Stated exercise
Every line below is to be copied exactly, with the pictures left out.

Available data
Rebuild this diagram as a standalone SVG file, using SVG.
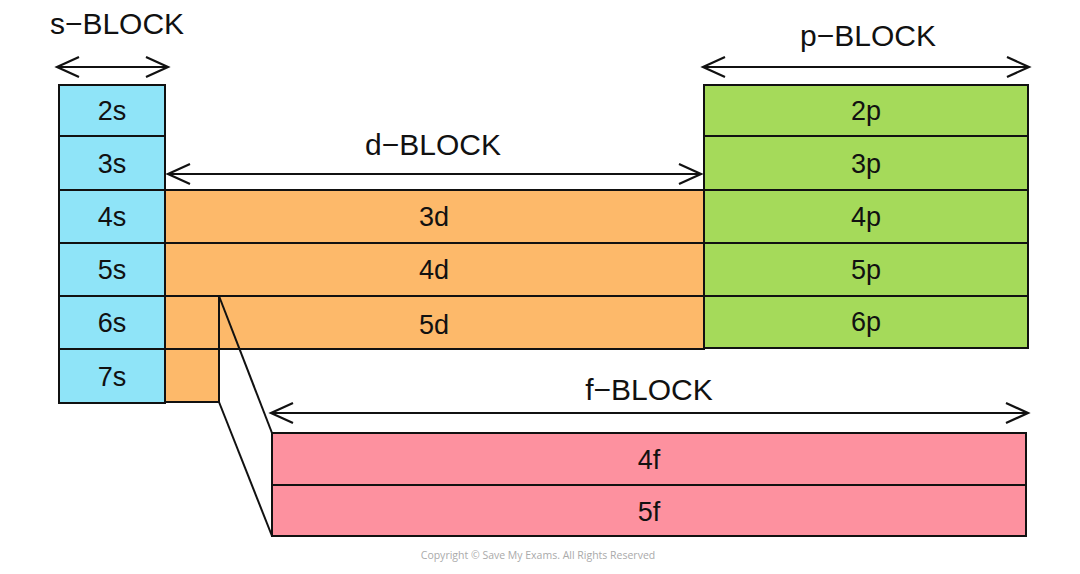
<svg xmlns="http://www.w3.org/2000/svg" width="1080" height="574" viewBox="0 0 1080 574">
<style>
.cell{stroke:#111;stroke-width:2}
.s{fill:#8fe4f8}.d{fill:#fdb96a}.p{fill:#a5da5a}.f{fill:#fd919f}
.lbl{font-family:"Liberation Sans",Arial,sans-serif;font-size:27px;fill:#111;text-anchor:middle}
.title{font-family:"Liberation Sans",Arial,sans-serif;font-size:30px;fill:#111;text-anchor:middle}
.arr{stroke:#111;stroke-width:2;fill:none}
.copy{font-family:"Open Sans","Liberation Sans",sans-serif;font-size:10.5px;fill:#aaa;text-anchor:middle}
</style>
<defs>
<marker id="ah" markerWidth="26" markerHeight="24" refX="23" refY="12" orient="auto-start-reverse" markerUnits="userSpaceOnUse">
<path d="M1,2 L23,12 L1,22" fill="none" stroke="#111" stroke-width="2.2"/>
</marker>
</defs>
<rect width="1080" height="574" fill="#fff"/>
<g id="s-block">
<rect class="cell s" x="59" y="85" width="106" height="51"/>
<rect class="cell s" x="59" y="136" width="106" height="54"/>
<rect class="cell s" x="59" y="190" width="106" height="53"/>
<rect class="cell s" x="59" y="243" width="106" height="53"/>
<rect class="cell s" x="59" y="296" width="106" height="53"/>
<rect class="cell s" x="59" y="349" width="106" height="54"/>
<text class="lbl" x="112" y="120">2s</text>
<text class="lbl" x="112" y="173">3s</text>
<text class="lbl" x="112" y="226">4s</text>
<text class="lbl" x="112" y="279">5s</text>
<text class="lbl" x="112" y="332">6s</text>
<text class="lbl" x="112" y="386">7s</text>
<text class="title" x="117" y="34">s−BLOCK</text>
</g>
<g id="d-block">
<rect class="cell d" x="165" y="190" width="539" height="53"/>
<rect class="cell d" x="165" y="243" width="539" height="53"/>
<rect class="cell d" x="165" y="296" width="539" height="53"/>
<rect class="cell d" x="165" y="349" width="54" height="53"/>
<line class="arr" x1="219" y1="296" x2="219" y2="349"/>
<text class="lbl" x="434" y="226">3d</text>
<text class="lbl" x="434" y="279">4d</text>
<text class="lbl" x="434" y="334">5d</text>
<text class="title" x="433" y="155">d−BLOCK</text>
</g>
<g id="p-block">
<rect class="cell p" x="704" y="85" width="324" height="51"/>
<rect class="cell p" x="704" y="136" width="324" height="54"/>
<rect class="cell p" x="704" y="190" width="324" height="53"/>
<rect class="cell p" x="704" y="243" width="324" height="53"/>
<rect class="cell p" x="704" y="296" width="324" height="52"/>
<text class="lbl" x="866" y="120">2p</text>
<text class="lbl" x="866" y="173">3p</text>
<text class="lbl" x="866" y="226">4p</text>
<text class="lbl" x="866" y="279">5p</text>
<text class="lbl" x="866" y="331">6p</text>
<text class="title" x="868" y="46">p−BLOCK</text>
</g>
<g id="f-block">
<rect class="cell f" x="272" y="433" width="754" height="52"/>
<rect class="cell f" x="272" y="485" width="754" height="51"/>
<text class="lbl" x="649" y="469">4f</text>
<text class="lbl" x="649" y="521">5f</text>
<text class="title" x="649" y="400">f−BLOCK</text>
</g>
<g id="connectors">
<line class="arr" x1="57" y1="67" x2="168" y2="67" marker-start="url(#ah)" marker-end="url(#ah)"/>
<line class="arr" x1="703" y1="67" x2="1029" y2="67" marker-start="url(#ah)" marker-end="url(#ah)"/>
<line class="arr" x1="168" y1="174" x2="701" y2="174" marker-start="url(#ah)" marker-end="url(#ah)"/>
<line class="arr" x1="271" y1="413" x2="1028" y2="413" marker-start="url(#ah)" marker-end="url(#ah)"/>
<line class="arr" x1="219" y1="296" x2="272" y2="433"/>
<line class="arr" x1="219" y1="402" x2="272" y2="536"/>
</g>
<text class="copy" x="538" y="559">Copyright © Save My Exams. All Rights Reserved</text>
</svg>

Task response
Rebuild this diagram as a standalone SVG file, using SVG.
<svg xmlns="http://www.w3.org/2000/svg" width="1080" height="574" viewBox="0 0 1080 574">
<style>
.cell{stroke:#111;stroke-width:2}
.s{fill:#8fe4f8}.d{fill:#fdb96a}.p{fill:#a5da5a}.f{fill:#fd919f}
.lbl{font-family:"Liberation Sans",Arial,sans-serif;font-size:27px;fill:#111;text-anchor:middle}
.title{font-family:"Liberation Sans",Arial,sans-serif;font-size:30px;fill:#111;text-anchor:middle}
.arr{stroke:#111;stroke-width:2;fill:none}
.copy{font-family:"Open Sans","Liberation Sans",sans-serif;font-size:10.5px;fill:#aaa;text-anchor:middle}
</style>
<defs>
<marker id="ah" markerWidth="26" markerHeight="24" refX="23" refY="12" orient="auto-start-reverse" markerUnits="userSpaceOnUse">
<path d="M1,2 L23,12 L1,22" fill="none" stroke="#111" stroke-width="2.2"/>
</marker>
</defs>
<rect width="1080" height="574" fill="#fff"/>
<g id="s-block">
<rect class="cell s" x="59" y="85" width="106" height="51"/>
<rect class="cell s" x="59" y="136" width="106" height="54"/>
<rect class="cell s" x="59" y="190" width="106" height="53"/>
<rect class="cell s" x="59" y="243" width="106" height="53"/>
<rect class="cell s" x="59" y="296" width="106" height="53"/>
<rect class="cell s" x="59" y="349" width="106" height="54"/>
<text class="lbl" x="112" y="120">2s</text>
<text class="lbl" x="112" y="173">3s</text>
<text class="lbl" x="112" y="226">4s</text>
<text class="lbl" x="112" y="279">5s</text>
<text class="lbl" x="112" y="332">6s</text>
<text class="lbl" x="112" y="386">7s</text>
<text class="title" x="117" y="34">s−BLOCK</text>
</g>
<g id="d-block">
<rect class="cell d" x="165" y="190" width="539" height="53"/>
<rect class="cell d" x="165" y="243" width="539" height="53"/>
<rect class="cell d" x="165" y="296" width="539" height="53"/>
<rect class="cell d" x="165" y="349" width="54" height="53"/>
<line class="arr" x1="219" y1="296" x2="219" y2="349"/>
<text class="lbl" x="434" y="226">3d</text>
<text class="lbl" x="434" y="279">4d</text>
<text class="lbl" x="434" y="334">5d</text>
<text class="title" x="433" y="155">d−BLOCK</text>
</g>
<g id="p-block">
<rect class="cell p" x="704" y="85" width="324" height="51"/>
<rect class="cell p" x="704" y="136" width="324" height="54"/>
<rect class="cell p" x="704" y="190" width="324" height="53"/>
<rect class="cell p" x="704" y="243" width="324" height="53"/>
<rect class="cell p" x="704" y="296" width="324" height="52"/>
<text class="lbl" x="866" y="120">2p</text>
<text class="lbl" x="866" y="173">3p</text>
<text class="lbl" x="866" y="226">4p</text>
<text class="lbl" x="866" y="279">5p</text>
<text class="lbl" x="866" y="331">6p</text>
<text class="title" x="868" y="46">p−BLOCK</text>
</g>
<g id="f-block">
<rect class="cell f" x="272" y="433" width="754" height="52"/>
<rect class="cell f" x="272" y="485" width="754" height="51"/>
<text class="lbl" x="649" y="469">4f</text>
<text class="lbl" x="649" y="521">5f</text>
<text class="title" x="649" y="400">f−BLOCK</text>
</g>
<g id="connectors">
<line class="arr" x1="57" y1="67" x2="168" y2="67" marker-start="url(#ah)" marker-end="url(#ah)"/>
<line class="arr" x1="703" y1="67" x2="1029" y2="67" marker-start="url(#ah)" marker-end="url(#ah)"/>
<line class="arr" x1="168" y1="174" x2="701" y2="174" marker-start="url(#ah)" marker-end="url(#ah)"/>
<line class="arr" x1="271" y1="413" x2="1028" y2="413" marker-start="url(#ah)" marker-end="url(#ah)"/>
<line class="arr" x1="219" y1="296" x2="272" y2="433"/>
<line class="arr" x1="219" y1="402" x2="272" y2="536"/>
</g>
<text class="copy" x="538" y="559">Copyright © Save My Exams. All Rights Reserved</text>
</svg>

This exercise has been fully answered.